Enfin et surtout, les maires disposent d’ores et déjà de pouvoirs de police leur permettant de réglementer les externalités négatives des dark stores, que ce soit en matière de regroupement de personnes devant un local, d’interdiction de stationnement ou même de régulation de la circulation des deux-roues servant à la livraison.
Nous sommes vigilants à ce que les élus soient dotés d’un arsenal complet pour encadrer la prolifération de ces nouveaux commerces. À cet effet, un arrêté sera, je le répète, publié dans les prochains jours pour apporter des précisions.
Mme le président. La parole est à Mme Christine Lavarde, pour la réplique.
Mme Christine Lavarde. Vous annoncez un arrêté dans quelques jours… J’aurais préféré qu’il figure d’ores et déjà dans le système Solon, système d’organisation en ligne des opérations normatives, ce qui m’aurait assurée de l’imminence de sa publication ! En effet, vos collègues présents à la conférence de presse du 6 septembre dernier avaient également parlé de « quelques jours ».
Je me réjouis toutefois des deux catégories qui ont été retenues, car elles permettront de limiter l’implantation de ces commerces, qui sont réellement source de nuisances.
Par ailleurs, monsieur le ministre, vous avez de nouveau argué des pouvoirs dont disposent les maires pour réguler ces activités. M’employant à le faire au quotidien, je suis au regret de vous dire qu’il est impossible d’agir sans un véritable partenariat avec les entreprises qui utilisent ces locaux, notamment Deliveroo et Uber Eats, car cela nécessite la mise en place de solutions technologiques.

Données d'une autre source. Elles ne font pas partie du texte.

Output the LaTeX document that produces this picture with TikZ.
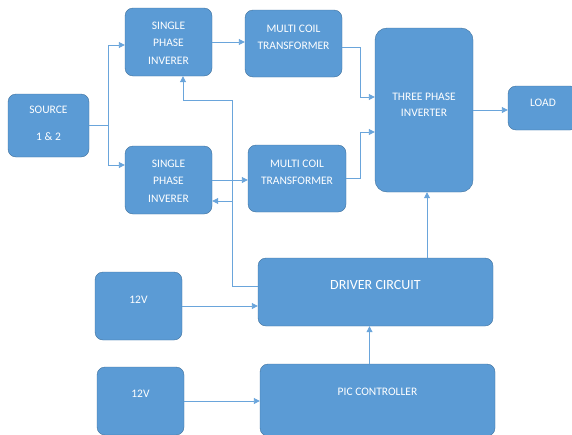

Il y a donc encore à faire. Il faut certes le droit, mais aussi la pratique. Au reste, nous avons besoin de cet arrêté, je vous en remercie donc. Je me montrerai toutefois très vigilante sur ces « quelques jours »…
présence de substances dangereuses dans les fournitures scolaires
Mme le président. La parole est à M. Serge Babary, auteur de la question n° 286, adressée à M. le ministre de l’économie, des finances et de la souveraineté industrielle et numérique.

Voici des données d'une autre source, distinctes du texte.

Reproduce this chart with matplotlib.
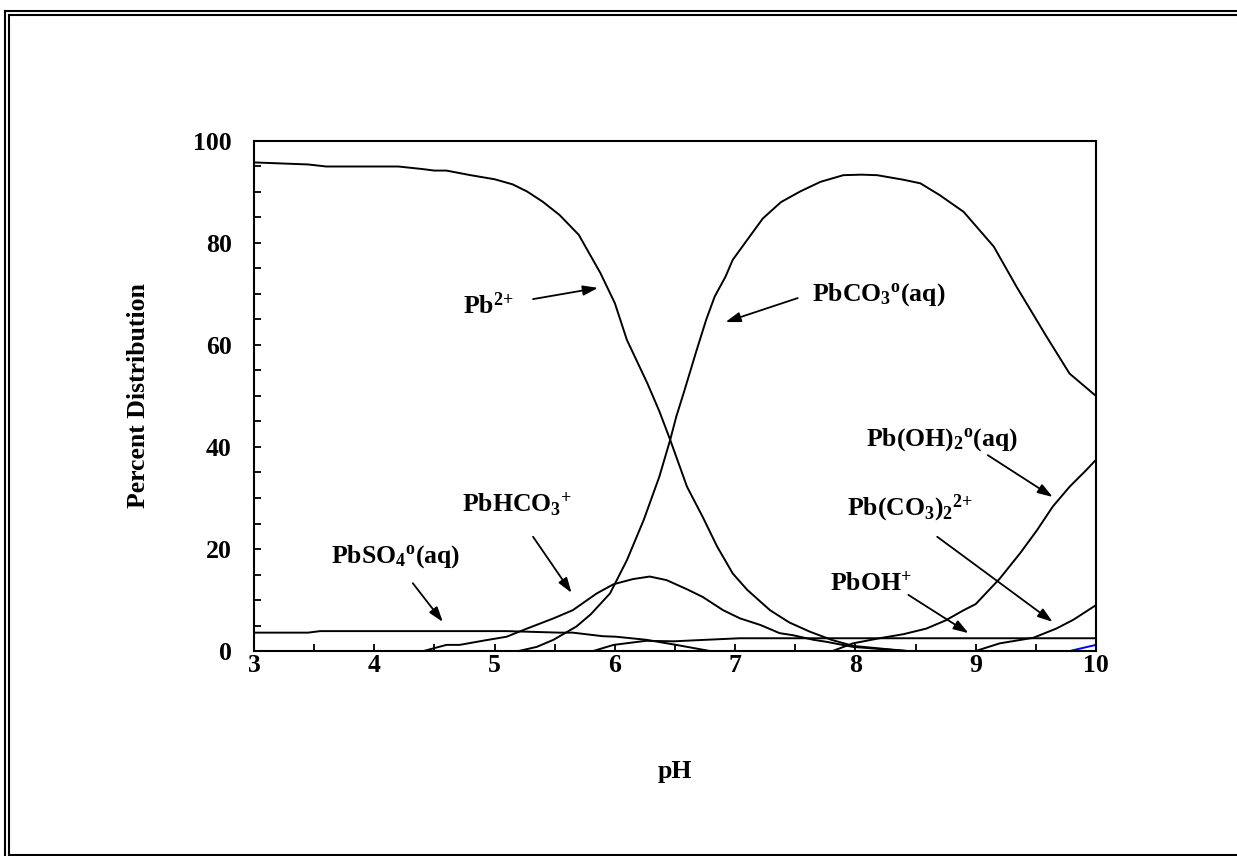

M. Serge Babary. Monsieur le ministre, ma question porte sur la présence de substances dangereuses dans les fournitures scolaires.
Dans un avis publié au mois de mai 2022, l’Agence nationale de sécurité sanitaire de l’alimentation, de l’environnement et du travail (Anses) a alerté sur la présence de substances dangereuses dans les fournitures scolaires et de bureau, recommandant ainsi d’étendre aux fournitures scolaires la réglementation européenne relative à la sécurité des jouets.
Au mois de septembre dernier, les résultats d’une étude publiés par l’association de consommateurs UFC-Que Choisir ont confirmé cette alerte. Il y a six ans, cette association avait déjà alerté les pouvoirs publics. Aucune mesure n’avait alors été prise.
Au mois de décembre, vous avez répondu à mon collègue Pascal Allizard que la réglementation européenne existante sur les substances chimiques était suffisante et avez annoncé une enquête de la direction générale de la concurrence, de la consommation et de la répression des fraudes (DGCCRF).
Il est tout de même question de conservateurs allergisants, de perturbateurs endocriniens, de substances cancérigènes !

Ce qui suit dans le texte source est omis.